Football rivalry in Turkey

The Adana derby (Adana derbisi) is a local derby that takes place between Adanaspor and Adana Demirspor, the two professional football league teams based in Adana. The derby is the semi-annual attestation of the rivalry for citywide support and domination which dates back to 1956. It is a rivalry that is rooted in socio-economic divisions, in which Adana Demirspor are originally the club of workers and landowners, Adanaspor are the club of merchants and artisans. Adana derby is considered to be one of the biggest derby matches outside Istanbul.
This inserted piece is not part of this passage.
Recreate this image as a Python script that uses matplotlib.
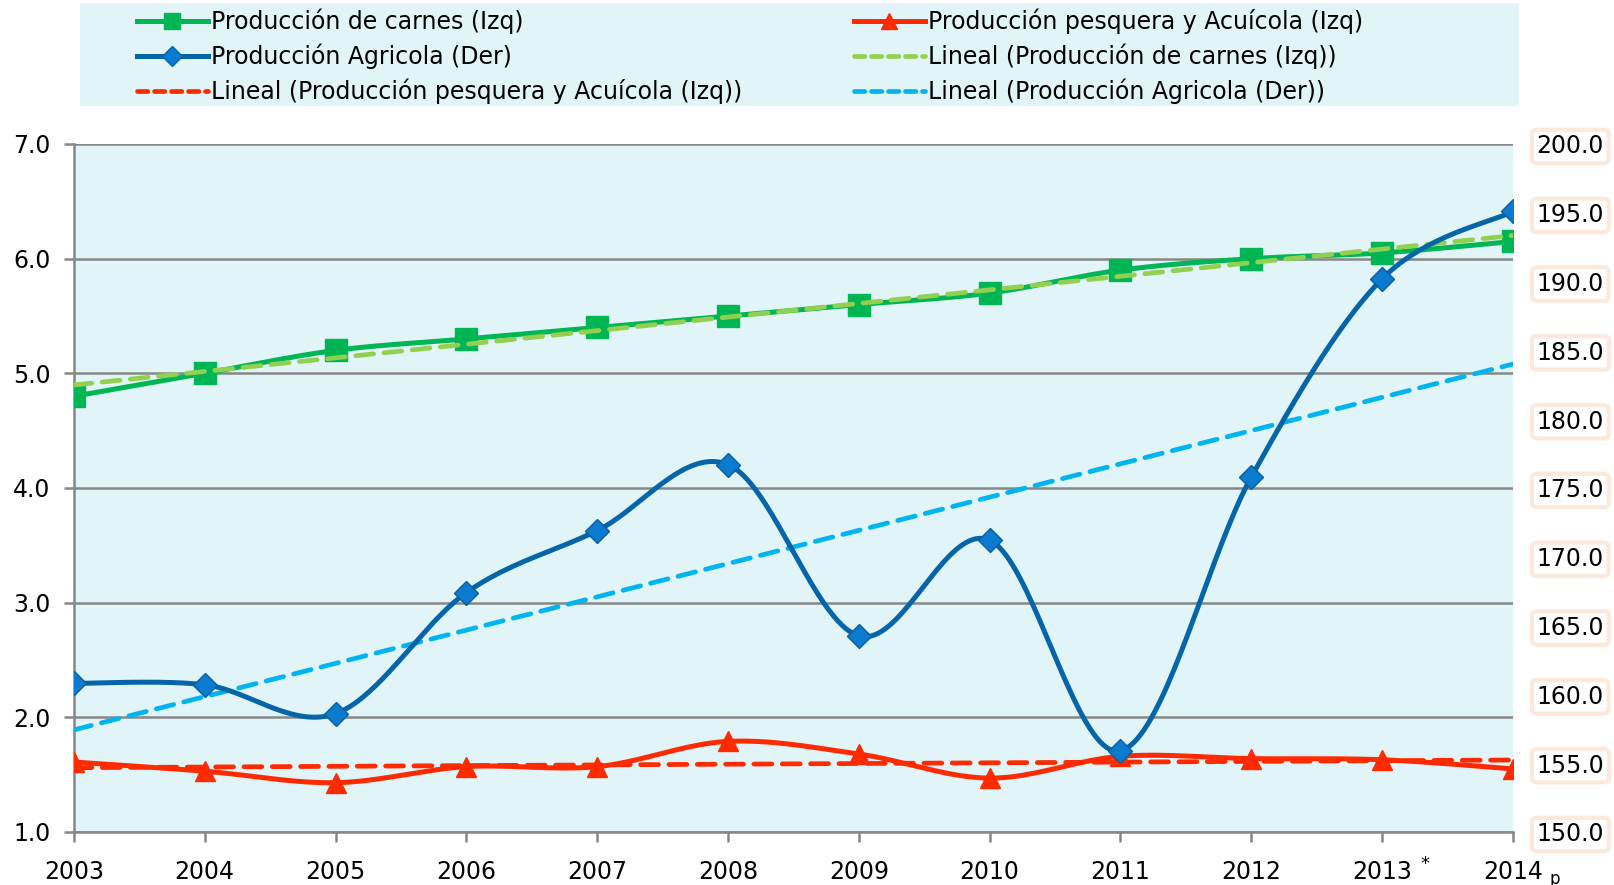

Adanaspor and Adana Demirspor have met competitively a total of 63 times, with Adanaspor leading the meetings by 22 wins to Adana Demir's 16 wins. Archrivals have played 26 games at the Turkish first tier, 28 games at the Second Tier and 6 games at the Third Tier. At the 2005–06 season, Adanaspor withdrew from the competition due to financial reasons, thus 4 derby wins of Adana Demirspor at the Third Tier are 3-0 by de jure. On 14 February 2021, the derby took place for the last time at the 5 Ocak Stadium, where all the derby games took place. Next derby will be played at the newly constructed New Adana Stadium.

==History==

===Roots of rivalry===
Adana Demirspor was founded in 1940 by the employees of TCDD. Club's thriving success at the Adana League, built a huge worker fan base in the city and attracted landowners to finance the club. Feeling alienated with the worker supported, landowner financed, TCDD governed club, middle-class merchants and artisans founded Adanaspor in 1954. Thus, Turkey's first and only city rivalry that is rooted in socio-economic divisions, was born. Adana Demirspor evolved to be a club of worker class and rich landowners, whereas Adanaspor became the club of the middle class. The first match between Adana Demir and Adanaspor was played on 18 November 1956 at the 5 Ocak Stadium. At this historical derby, the strong Adana Demirspor destroyed the recently founded Adanaspor with 7–0 score. One of the few major football derbies of Turkey began with this match and continues to this day.

===Golden years===
Adana Demirspor continued their success after Adanaspor's foundation and their popularity grew further. This was unusual in Turkey for an institution-based club, where all the other popular club's were born from community groups. At the General Assembly in 1969, Mahmut Karabucak became the first President outside of TCDD. As the club became prone to be governed by politicians, landowners and business people who vest interest, the club management started degenerating by 1970. At the mean time, Adanaspor merged with the local clubs, Torosspor and Akınspor in 1966, to be more competitive. Managed by modest middle class, with the soul of a college team, Adanaspor promoted to the Turkish top flight in early 1970s, and throughout 1970s and early 1980s became one of the top five clubs of Turkish Football. Participation in European competitions, in addition to the national success, attracted many locals to the club from all strata of the city, mostly middle class. Adana Demirspor kept their fan base during this period, by also competing in the Turkish top division and playing against Adanaspor 22 times at the Süper Lig from 1973 to 1984. They had 4 more derbies from 1988 to 1990 at the top division. Thus, from mid 1970s to 1990, Adanaspor and Adana Demir rivalry was at the top. During this period, they almost had equal number of support, and during derby games, the stadium was always divided equally for both clubs fans.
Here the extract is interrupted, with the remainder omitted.